> [What you have to do]: Nothing but the lines from the line that contains "Give me the" through the line that contains "Total Number of" should appear in the output, each reproduced exactly.

> [Data rows]:
━━━━━━━━━━━━━━━━━━━━━━━━━━━━━━

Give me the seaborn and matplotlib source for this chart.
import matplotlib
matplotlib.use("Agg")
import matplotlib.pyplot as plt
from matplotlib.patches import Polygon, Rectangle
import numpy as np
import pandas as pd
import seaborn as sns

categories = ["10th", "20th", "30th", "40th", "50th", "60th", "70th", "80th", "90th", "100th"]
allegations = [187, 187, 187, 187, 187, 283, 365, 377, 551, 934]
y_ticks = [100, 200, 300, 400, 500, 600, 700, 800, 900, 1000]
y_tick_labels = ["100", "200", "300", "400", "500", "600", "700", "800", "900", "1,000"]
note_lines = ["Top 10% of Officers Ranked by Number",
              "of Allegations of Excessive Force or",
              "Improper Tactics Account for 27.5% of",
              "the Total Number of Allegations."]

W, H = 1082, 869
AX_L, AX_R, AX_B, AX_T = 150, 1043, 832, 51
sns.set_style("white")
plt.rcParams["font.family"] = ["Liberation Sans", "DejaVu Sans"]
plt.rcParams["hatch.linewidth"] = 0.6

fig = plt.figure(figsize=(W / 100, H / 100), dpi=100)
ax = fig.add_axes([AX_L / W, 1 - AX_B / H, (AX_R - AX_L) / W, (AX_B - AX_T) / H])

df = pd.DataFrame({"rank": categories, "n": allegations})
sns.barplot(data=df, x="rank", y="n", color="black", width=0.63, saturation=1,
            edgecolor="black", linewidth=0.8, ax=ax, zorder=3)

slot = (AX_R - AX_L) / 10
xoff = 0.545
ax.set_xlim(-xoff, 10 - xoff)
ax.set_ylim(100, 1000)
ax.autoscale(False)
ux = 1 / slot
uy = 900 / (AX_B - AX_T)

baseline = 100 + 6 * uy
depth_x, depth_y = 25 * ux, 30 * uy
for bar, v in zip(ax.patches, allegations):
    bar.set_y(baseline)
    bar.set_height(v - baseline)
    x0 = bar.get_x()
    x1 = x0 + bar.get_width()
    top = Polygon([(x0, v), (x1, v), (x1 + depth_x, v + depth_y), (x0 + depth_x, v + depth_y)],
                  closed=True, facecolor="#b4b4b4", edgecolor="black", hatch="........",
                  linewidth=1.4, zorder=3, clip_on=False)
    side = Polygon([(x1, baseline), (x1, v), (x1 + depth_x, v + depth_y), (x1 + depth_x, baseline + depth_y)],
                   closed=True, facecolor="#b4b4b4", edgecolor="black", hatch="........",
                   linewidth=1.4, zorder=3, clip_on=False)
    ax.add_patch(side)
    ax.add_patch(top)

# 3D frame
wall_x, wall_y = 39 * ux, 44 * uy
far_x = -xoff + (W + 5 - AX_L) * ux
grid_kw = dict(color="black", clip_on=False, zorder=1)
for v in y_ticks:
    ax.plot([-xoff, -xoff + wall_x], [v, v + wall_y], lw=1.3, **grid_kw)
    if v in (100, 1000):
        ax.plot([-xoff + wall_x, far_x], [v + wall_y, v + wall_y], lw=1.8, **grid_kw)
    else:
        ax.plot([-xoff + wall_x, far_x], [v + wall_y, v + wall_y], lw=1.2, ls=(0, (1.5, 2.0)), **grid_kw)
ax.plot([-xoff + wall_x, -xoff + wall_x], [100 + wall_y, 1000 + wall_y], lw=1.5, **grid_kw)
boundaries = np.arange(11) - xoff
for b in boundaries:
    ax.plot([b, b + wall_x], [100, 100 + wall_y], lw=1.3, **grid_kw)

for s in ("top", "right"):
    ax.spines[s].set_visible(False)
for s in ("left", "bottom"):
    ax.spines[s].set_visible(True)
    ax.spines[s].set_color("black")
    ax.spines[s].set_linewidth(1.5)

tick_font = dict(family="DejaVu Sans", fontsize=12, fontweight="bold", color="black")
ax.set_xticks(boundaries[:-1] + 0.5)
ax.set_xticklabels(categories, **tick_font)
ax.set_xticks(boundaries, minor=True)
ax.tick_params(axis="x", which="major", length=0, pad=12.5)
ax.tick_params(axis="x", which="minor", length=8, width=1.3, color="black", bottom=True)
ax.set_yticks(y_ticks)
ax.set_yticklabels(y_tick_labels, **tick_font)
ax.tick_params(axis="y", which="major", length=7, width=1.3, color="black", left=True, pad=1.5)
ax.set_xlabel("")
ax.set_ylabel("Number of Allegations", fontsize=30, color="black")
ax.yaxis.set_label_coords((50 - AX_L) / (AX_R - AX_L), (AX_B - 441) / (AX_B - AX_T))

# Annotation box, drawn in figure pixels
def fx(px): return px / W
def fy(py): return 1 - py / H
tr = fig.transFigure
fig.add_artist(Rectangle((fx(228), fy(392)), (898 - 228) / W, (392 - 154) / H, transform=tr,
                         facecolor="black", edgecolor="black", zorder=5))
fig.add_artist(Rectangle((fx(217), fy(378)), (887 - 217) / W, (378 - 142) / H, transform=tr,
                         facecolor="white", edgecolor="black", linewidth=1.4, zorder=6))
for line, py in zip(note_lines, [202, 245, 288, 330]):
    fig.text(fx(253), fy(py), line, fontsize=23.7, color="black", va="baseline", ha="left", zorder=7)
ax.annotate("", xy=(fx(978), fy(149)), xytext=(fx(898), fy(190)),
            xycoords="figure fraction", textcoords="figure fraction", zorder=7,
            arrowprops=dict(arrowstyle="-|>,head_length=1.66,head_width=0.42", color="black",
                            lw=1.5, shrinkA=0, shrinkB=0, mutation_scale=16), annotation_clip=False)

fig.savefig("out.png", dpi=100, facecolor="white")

━━━━━━━━━━━━━━━━━━━━━━━━━━━━━━

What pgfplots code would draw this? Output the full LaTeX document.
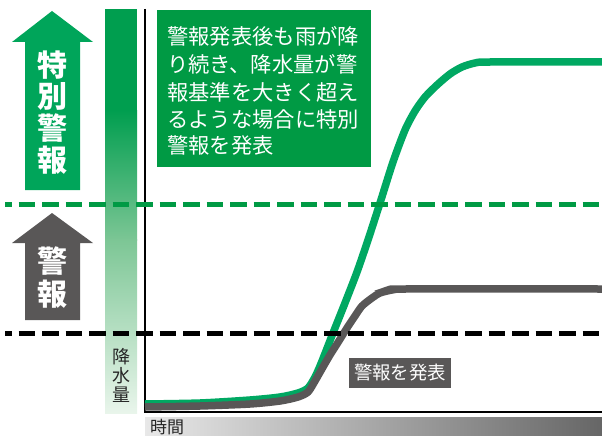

━━━━━━━━━━━━━━━━━━━━━━━━━━━━━━

> [Result of this task]:
Give me the seaborn and matplotlib source for this chart.
import matplotlib
matplotlib.use("Agg")
import matplotlib.pyplot as plt
from matplotlib.patches import Polygon, Rectangle
import numpy as np
import pandas as pd
import seaborn as sns

categories = ["10th", "20th", "30th", "40th", "50th", "60th", "70th", "80th", "90th", "100th"]
allegations = [187, 187, 187, 187, 187, 283, 365, 377, 551, 934]
y_ticks = [100, 200, 300, 400, 500, 600, 700, 800, 900, 1000]
y_tick_labels = ["100", "200", "300", "400", "500", "600", "700", "800", "900", "1,000"]
note_lines = ["Top 10% of Officers Ranked by Number",
              "of Allegations of Excessive Force or",
              "Improper Tactics Account for 27.5% of",
              "the Total Number of Allegations."]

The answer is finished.